Tenvie takes off with $200M, assets and exec from Denali

Tenvie takes off with $200M, assets and exec from Denali

Tenvie Therapeutics has unveiled with $200 million and the goal of transforming the neurological treatment landscape, nabbing several programs—and an executive—from Denali Therapeutics.

The initial funding was led by Arch Venture Partners, F-Prime Capital and Mubadala Capital with participation from other unnamed investors, according to a Jan. 8 release. Tenvie did not specify what classification—i.e., seed or series A—the financing is. 

The South San Francisco-based biotech houses several small-molecule assets, some of which were acquired from Denali, another South San Francisco-based company that just announced a phase 2/3 miss in amyotrophic lateral sclerosis earlier this week. The asset had targeted the protein complex eIF2B, with AbbVie and Calico’s joint elF2B candidate also missing its main endpoint in a separate phase 2/3 trial. 

Tenvie didn’t indicate the specific assets it would be scooping from Denali, a biotech that focuses on neurodegenerative and lysosomal storage diseases.
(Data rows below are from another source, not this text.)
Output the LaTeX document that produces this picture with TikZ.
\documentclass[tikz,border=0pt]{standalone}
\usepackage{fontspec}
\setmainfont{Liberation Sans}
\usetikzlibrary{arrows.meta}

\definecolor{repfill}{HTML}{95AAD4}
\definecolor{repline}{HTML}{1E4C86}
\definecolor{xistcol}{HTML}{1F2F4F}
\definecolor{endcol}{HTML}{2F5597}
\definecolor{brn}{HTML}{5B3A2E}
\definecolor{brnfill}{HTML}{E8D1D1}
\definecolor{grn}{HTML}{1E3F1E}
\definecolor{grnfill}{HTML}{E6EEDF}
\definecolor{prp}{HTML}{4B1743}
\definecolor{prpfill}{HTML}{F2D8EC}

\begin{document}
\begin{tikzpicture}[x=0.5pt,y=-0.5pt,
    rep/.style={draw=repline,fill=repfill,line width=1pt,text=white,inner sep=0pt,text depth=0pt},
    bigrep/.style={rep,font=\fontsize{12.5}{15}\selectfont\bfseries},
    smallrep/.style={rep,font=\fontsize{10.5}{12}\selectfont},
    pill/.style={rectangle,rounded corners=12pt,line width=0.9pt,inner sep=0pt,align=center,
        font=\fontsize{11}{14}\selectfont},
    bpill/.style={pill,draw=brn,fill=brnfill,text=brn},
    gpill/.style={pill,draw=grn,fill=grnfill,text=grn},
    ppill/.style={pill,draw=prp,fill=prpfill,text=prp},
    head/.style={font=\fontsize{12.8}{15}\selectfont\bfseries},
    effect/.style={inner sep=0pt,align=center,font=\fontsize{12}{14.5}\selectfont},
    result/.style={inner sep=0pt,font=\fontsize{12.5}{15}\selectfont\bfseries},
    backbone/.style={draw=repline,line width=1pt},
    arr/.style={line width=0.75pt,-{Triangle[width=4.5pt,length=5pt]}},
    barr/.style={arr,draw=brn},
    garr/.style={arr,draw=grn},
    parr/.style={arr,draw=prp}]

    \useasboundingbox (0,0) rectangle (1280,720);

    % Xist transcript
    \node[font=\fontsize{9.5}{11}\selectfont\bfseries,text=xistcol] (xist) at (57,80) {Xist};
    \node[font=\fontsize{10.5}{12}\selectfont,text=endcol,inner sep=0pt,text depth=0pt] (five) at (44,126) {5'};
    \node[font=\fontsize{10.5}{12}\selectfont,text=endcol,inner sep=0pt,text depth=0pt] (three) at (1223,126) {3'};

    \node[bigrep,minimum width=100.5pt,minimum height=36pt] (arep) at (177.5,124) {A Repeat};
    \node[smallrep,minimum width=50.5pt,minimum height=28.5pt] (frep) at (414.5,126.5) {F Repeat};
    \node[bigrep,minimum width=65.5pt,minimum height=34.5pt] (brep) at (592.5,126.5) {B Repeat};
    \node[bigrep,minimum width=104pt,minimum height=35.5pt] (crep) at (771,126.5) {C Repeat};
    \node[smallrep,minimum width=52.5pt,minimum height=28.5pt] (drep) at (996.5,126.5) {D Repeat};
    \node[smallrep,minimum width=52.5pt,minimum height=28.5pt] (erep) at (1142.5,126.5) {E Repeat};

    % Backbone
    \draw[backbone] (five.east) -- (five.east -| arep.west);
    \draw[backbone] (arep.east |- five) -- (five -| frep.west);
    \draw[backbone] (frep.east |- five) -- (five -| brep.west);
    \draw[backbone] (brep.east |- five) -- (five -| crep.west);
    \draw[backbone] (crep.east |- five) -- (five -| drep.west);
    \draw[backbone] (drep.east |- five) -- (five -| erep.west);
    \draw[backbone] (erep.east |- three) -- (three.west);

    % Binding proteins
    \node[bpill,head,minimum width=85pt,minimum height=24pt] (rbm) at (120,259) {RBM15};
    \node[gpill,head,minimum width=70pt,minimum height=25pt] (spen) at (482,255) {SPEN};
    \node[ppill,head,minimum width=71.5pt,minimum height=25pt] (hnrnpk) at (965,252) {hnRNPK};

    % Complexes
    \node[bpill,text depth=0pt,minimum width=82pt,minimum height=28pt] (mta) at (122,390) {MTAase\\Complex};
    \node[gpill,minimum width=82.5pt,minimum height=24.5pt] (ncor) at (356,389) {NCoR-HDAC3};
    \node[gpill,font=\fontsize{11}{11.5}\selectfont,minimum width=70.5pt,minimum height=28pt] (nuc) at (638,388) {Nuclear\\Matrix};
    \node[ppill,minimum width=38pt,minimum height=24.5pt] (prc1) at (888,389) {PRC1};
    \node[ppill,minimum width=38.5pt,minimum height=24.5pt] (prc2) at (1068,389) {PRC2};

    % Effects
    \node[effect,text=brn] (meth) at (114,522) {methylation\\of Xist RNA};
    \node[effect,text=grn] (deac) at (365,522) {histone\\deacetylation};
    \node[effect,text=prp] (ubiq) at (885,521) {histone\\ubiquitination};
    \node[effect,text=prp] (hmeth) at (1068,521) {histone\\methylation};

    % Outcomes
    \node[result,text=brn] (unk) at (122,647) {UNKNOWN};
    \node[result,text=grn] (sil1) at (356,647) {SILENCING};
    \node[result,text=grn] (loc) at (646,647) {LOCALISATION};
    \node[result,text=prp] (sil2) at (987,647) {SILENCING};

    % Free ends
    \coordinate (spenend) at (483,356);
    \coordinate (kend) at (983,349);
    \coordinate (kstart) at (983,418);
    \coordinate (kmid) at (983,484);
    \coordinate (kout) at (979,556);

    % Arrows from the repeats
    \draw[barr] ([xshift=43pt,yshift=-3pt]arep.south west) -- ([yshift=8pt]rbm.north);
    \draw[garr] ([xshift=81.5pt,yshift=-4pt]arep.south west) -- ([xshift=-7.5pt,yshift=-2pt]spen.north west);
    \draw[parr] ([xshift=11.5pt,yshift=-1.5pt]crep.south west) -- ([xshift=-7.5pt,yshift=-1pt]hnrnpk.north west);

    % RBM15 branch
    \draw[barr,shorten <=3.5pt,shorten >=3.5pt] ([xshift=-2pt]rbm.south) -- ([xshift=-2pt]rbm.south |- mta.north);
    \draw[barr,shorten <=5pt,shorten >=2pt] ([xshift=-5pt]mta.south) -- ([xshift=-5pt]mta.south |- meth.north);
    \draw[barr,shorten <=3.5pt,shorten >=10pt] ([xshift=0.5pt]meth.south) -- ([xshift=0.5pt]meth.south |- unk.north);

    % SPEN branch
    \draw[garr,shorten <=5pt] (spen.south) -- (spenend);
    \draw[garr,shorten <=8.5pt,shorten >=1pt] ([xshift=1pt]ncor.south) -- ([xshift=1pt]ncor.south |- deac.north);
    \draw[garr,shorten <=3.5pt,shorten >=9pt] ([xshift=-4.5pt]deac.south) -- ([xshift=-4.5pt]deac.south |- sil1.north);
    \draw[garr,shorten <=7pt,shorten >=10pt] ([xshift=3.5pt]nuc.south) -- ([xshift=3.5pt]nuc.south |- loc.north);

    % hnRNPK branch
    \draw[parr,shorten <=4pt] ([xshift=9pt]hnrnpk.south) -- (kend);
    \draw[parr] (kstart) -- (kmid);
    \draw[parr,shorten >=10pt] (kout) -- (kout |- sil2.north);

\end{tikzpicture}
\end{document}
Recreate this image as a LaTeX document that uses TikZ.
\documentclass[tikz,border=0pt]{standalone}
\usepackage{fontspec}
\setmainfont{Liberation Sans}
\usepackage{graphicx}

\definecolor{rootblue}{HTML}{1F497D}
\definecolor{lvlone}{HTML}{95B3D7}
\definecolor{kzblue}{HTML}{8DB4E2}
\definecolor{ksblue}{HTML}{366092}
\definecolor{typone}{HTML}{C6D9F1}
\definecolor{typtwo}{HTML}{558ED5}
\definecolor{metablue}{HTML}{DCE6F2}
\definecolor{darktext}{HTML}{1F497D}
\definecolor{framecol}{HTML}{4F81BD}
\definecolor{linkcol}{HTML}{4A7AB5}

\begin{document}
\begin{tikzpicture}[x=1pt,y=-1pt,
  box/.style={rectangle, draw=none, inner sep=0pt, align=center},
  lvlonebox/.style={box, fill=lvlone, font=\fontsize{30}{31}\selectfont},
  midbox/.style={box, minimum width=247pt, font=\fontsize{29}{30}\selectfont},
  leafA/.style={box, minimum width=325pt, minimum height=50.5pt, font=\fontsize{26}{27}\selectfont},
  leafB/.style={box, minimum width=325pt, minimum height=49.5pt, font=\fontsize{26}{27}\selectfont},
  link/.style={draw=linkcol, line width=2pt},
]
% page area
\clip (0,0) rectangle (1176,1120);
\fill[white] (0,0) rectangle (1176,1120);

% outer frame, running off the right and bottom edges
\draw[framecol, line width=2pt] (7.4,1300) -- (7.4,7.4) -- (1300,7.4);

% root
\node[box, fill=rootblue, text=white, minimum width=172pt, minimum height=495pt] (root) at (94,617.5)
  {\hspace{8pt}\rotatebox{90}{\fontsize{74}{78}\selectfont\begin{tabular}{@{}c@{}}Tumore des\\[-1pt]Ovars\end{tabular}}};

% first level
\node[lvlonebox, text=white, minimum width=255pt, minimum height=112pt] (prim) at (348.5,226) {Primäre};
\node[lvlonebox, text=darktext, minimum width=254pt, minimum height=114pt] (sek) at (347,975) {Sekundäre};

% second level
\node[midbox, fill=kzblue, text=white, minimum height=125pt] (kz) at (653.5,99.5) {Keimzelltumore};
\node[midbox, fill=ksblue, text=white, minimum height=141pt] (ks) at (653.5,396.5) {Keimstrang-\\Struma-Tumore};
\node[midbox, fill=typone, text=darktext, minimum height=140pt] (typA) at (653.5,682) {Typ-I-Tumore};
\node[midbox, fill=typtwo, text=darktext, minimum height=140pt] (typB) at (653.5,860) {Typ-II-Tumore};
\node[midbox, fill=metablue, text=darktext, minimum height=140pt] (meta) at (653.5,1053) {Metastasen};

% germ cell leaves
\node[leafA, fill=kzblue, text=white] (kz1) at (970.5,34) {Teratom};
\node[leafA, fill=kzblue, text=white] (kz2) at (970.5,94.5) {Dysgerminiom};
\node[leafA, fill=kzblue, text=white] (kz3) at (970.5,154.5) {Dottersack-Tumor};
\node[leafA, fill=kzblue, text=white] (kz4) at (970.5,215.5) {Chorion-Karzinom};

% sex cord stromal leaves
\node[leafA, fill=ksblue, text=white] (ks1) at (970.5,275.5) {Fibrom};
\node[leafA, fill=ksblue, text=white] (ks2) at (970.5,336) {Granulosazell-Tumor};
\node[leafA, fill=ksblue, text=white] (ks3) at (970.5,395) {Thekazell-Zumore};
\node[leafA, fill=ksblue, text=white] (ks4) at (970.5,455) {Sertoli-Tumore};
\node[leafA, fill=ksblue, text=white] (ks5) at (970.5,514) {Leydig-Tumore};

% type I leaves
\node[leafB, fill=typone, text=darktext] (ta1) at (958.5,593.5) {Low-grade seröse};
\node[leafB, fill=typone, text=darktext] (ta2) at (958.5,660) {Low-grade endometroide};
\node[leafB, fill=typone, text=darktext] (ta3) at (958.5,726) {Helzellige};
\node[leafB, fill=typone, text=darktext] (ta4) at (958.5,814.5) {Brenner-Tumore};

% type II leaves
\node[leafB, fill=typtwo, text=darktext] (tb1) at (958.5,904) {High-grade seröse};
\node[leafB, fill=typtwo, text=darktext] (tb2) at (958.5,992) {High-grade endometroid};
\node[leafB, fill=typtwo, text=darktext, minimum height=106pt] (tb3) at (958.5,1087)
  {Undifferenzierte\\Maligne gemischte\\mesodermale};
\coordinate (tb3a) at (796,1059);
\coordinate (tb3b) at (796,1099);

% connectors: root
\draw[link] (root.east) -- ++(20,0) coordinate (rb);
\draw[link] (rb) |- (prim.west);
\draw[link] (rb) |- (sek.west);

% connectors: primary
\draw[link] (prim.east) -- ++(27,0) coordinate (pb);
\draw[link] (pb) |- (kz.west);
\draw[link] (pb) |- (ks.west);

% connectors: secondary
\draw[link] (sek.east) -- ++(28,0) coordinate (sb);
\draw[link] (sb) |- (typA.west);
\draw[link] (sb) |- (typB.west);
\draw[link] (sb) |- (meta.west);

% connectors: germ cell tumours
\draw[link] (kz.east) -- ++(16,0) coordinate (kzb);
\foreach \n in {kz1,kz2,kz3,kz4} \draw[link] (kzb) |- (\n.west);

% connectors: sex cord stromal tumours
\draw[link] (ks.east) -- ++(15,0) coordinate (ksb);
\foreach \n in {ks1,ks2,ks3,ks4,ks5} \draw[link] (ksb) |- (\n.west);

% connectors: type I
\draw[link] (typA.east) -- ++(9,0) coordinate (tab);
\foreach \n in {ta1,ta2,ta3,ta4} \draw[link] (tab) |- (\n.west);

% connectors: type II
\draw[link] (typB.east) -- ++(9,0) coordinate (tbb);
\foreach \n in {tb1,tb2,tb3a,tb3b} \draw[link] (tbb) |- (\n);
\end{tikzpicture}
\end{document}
The new company did say the financing will be used to progress multiple assets into the clinic. Currently, the biotech’s most advanced candidates—an NLRP3 inhibitor and an allosteric SARM1 inhibitor—are in the investigational new drug-enabling stage. The NLRP3 inflammasome has been tied to Alzheimer’s disease and Parkinson’s disease, among others, while the SARM1 enzyme is known to play a role in peripheral neuropathies and neurodegenerative conditions.

Tenvie’s peripherally restricted small molecules are designed to penetrate the brain and tackle three disease drivers: inflammation, metabolic dysfunction and lysosomal function. The biotech’s pipeline also includes cardiometabolic and eye disease programs, according to the release.

“Tenvie was founded to fundamentally alter the treatment paradigm for neurological diseases and profoundly impact the lives of patients, their families and caregivers,” Tenvie Chief Scientific Officer and President Tony Estrada, Ph.D., said in the release. “Our team’s validated approach uniquely allows us to access the brain while enabling the parallel development of precision-designed peripherally-restricted small molecules to address a broad array of diseases.”

Estrada previously served as Denali’s senior vice president and head of discovery sciences, a role he held for nearly nine years. 

Beyond Estrada, Tenvie’s team includes Tanya Fischer, M.D., Ph.D., who serves as chief medical officer, and Brian Cuneo as the biotech’s chief business and legal officer.